Don't cry for me Alicante... The truth is I'll never leave you.... etc. etc. etc. You get the picture. Sad to leave, it's been great, now i'm all sad.... thanks a lot study abroad blog.

¡Hasta luego!


Tareas and Traveling

We’re waist-deep in the semester; that means two things: cramming for mid-terms and cramming essentials into a backpack that will hopefully pass RyanAir’s carry-on measuring test.

For most people in the program, this month has been busy, to say the least. Midterms, and presentations are behind us or coming up soon, while final papers loom overhead. It’s easy to forget that we’re at school when every weekend is a new adventure, but reality came crashing down on me when I had to outline a 12 page essay on scraps of paper on the plane home from the Canary Islands…


One thing that has been great about traveling is coming back and exchanging stories with everyone else who has been away from Alicante, as well as those who stick around and hold down the fort. As excited as I am about all the places I’m going, lately I’ve been missing the relaxation of weekends in Alicante, the familiarity of the city at night, the Sundays at el campo with my host family… there’s a balance to be maintained between adventure and building relationships.

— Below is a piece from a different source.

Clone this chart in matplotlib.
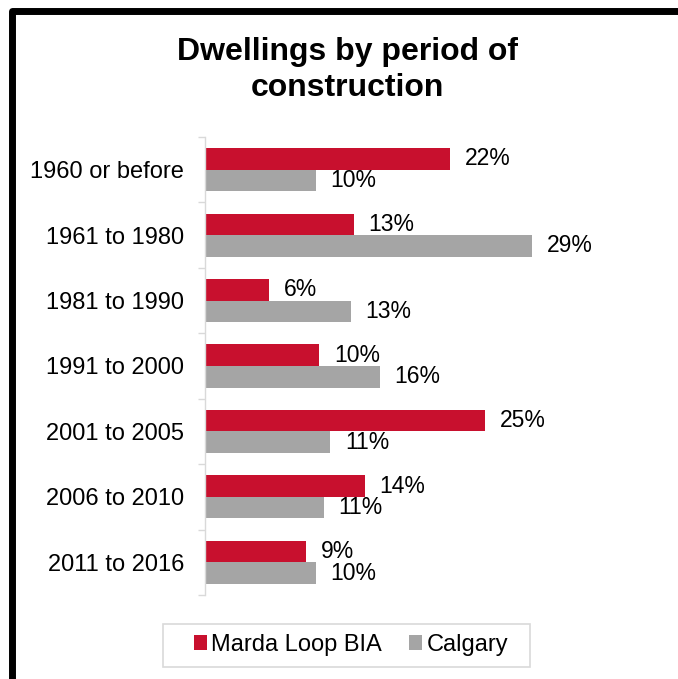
import matplotlib as mpl
import matplotlib.pyplot as plt
from matplotlib.lines import Line2D
from matplotlib.patches import Rectangle
import numpy as np

mpl.rcParams.update({
    'font.family': ['Liberation Sans', 'DejaVu Sans'],
    'font.size': 17,
})

periods = ["1960 or before", "1961 to 1980", "1981 to 1990", "1991 to 2000",
           "2001 to 2005", "2006 to 2010", "2011 to 2016"]
marda_loop = [21.9, 13.3, 5.7, 10.2, 25.0, 14.3, 9.0]
calgary = [9.9, 29.2, 13.0, 15.6, 11.2, 10.6, 9.9]

RED = '#C8102E'
GREY = '#A5A5A5'

fig = plt.figure(figsize=(6.78, 6.79), dpi=100, facecolor='white')
ax = fig.add_axes([205 / 678, 84 / 679, 400 / 678, 458 / 679])

y = np.arange(len(periods))
h = 0.33
off = 0.165
red_bars = ax.barh(y - off, marda_loop, height=h, color=RED, label='Marda Loop BIA')
grey_bars = ax.barh(y + off, calgary, height=h, color=GREY, label='Calgary')

for bars, vals in ((red_bars, marda_loop), (grey_bars, calgary)):
    ax.bar_label(bars, labels=[f"{v:.0f}%" for v in vals], padding=10.5, fontsize=16.5)

ax.set_ylim(len(periods) - 0.5, -0.5)
ax.set_xlim(0, 400 / 11.2)

ax.set_yticks(y)
ax.set_yticklabels(periods)
ax.tick_params(axis='y', length=0, pad=15, labelsize=17)
ax.set_yticks(np.arange(len(periods) + 1) - 0.5, minor=True)
ax.tick_params(axis='y', which='minor', length=5, width=1, color='#d9d9d9', direction='out')
ax.set_xticks([])

for side in ('top', 'right', 'bottom'):
    ax.spines[side].set_visible(False)
ax.spines['left'].set_color('#d9d9d9')
ax.spines['left'].set_linewidth(1)

fig.text(347 / 678, 1 - 70 / 679, "Dwellings by period of\nconstruction",
         ha='center', va='center', fontsize=23, fontweight='bold', linespacing=1.25)

leg = fig.legend(handles=[red_bars, grey_bars], loc='center',
                 bbox_to_anchor=(351 / 678, 1 - 645 / 679), ncol=2,
                 frameon=False, handlelength=0.55, handleheight=0.6,
                 handletextpad=0.2, columnspacing=1.15, borderpad=0.3,
                 borderaxespad=0, fontsize=17)

# legend box drawn separately (wider on the left than matplotlib pads it)
fig.add_artist(Rectangle((163 / 678, 1 - 667 / 679), 367 / 678, 43 / 679,
                         transform=fig.transFigure, facecolor='none',
                         edgecolor='#d9d9d9', linewidth=1.2))

# black frame on the left and top
frame = Line2D([11.5 / 678, 11.5 / 678, 1.0], [0.0, 1 - 10.5 / 679, 1 - 10.5 / 679],
               transform=fig.transFigure, color='black', linewidth=5,
               solid_joinstyle='round', solid_capstyle='butt')
fig.add_artist(frame)

fig.savefig('out.png', dpi=100, facecolor='white')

Needless to say, I’m a bit concerned about getting everything done, but I’m willing to endure a little stress if it means taking advantage of every opportunity during my time in Europe. To give you an idea of what’s ahead:

Places left to go:
Paris | London | Valencia | Amsterdam

Work left to complete:
Camino class- Term Paper | Final Exam
Literature class- Term paper | class project | Final Exam
Spanish class- Oral presentation | Reading comprehension | smallish exam(s) | Final Exam

… you do the math.



Camino? More like Cami-YES

So here in españa, I am taking a course all about the Camino de Santiago, which is a Catholic pilgrimage route that ends in Santiago de Compostela in the Northwest corner of Spain. For the class, we got to actually complete the camino ourselves, walking more than 110 km from Sarria to Santiago de Compostela (that’s 70 miles for you Yankees) with just our backpacks.

The Atheist in me cringed at the idea of making this great trek to a gaudy Cathedral honoring a saint who was supposedly resurrected to slaughter Arabs by the thousands in the historic battle of Clavijo. That is, by the way, what he is most celebrated for– winning Spain back for the Spanish. There are depictions of St. James Matamoros (Moor-Killer, literally) in churches across the country, and for this figure almost a quarter of a million people wear down their feet each year, hoping to get the chance to hug his holy likeness and have their sins erased.

St. James Matamoros

However, the huge cultural significance of the pilgrimage and the lure of exploring northern Spain’s countryside and architecture won me over and I transferred out of an almost equally tempting class on Politics and Identity in Spain (incidentally, it turns out that I didn’t have to do that… details are irrelevant). So I packed my bags, broke in my new hiking boots, and prepared to make the camino.

As with most things in life, my experience matched almost none of my expectations. I had no idea how much I had missed the lush greenery of my home in the U.S. until I was walking through tunnels of trees covered in ivy, the morning mist just beginning to clear. I expected to get a lot of good, productive thinking done– about my academic plans, about my relationships, about my family– but what I was able to do was clear my mind completely, to walk and to not think at all. Much of the peacefulness of the journey came not from the more social aspect of the walk itself, but in the hours after we had reached our destination for the day, wandering the small towns as the sun set and just being quiet.


One expectation that unfortunately (or not) was met was that getting to Santiago and beholding the great Cathedral of St. James was my least favorite part of the trip. That’s not to say I didn’t enjoy it by any means, it just didn’t compare to the days of walking with purpose through fields and forests and tiny villages. The sudden bustling town, combined with the knowledge that the journey was over cast a bit of a shadow over my arrival… not to mention my now almost non-functional right knee. The cathedral was very beautiful, and we met interesting people of all flavors along the way.


Ultimately, I said farewell to Santiago fondly; the journey was long but exactly the fall vacation I needed- a time for friends, the beauty of nature, and learning to appreciate a decent meal. It was a unique experience, and while many of my friends went to other exotic places in europe in planes, trains, and taxicabs, I wouldn’t have traded this trip for any other.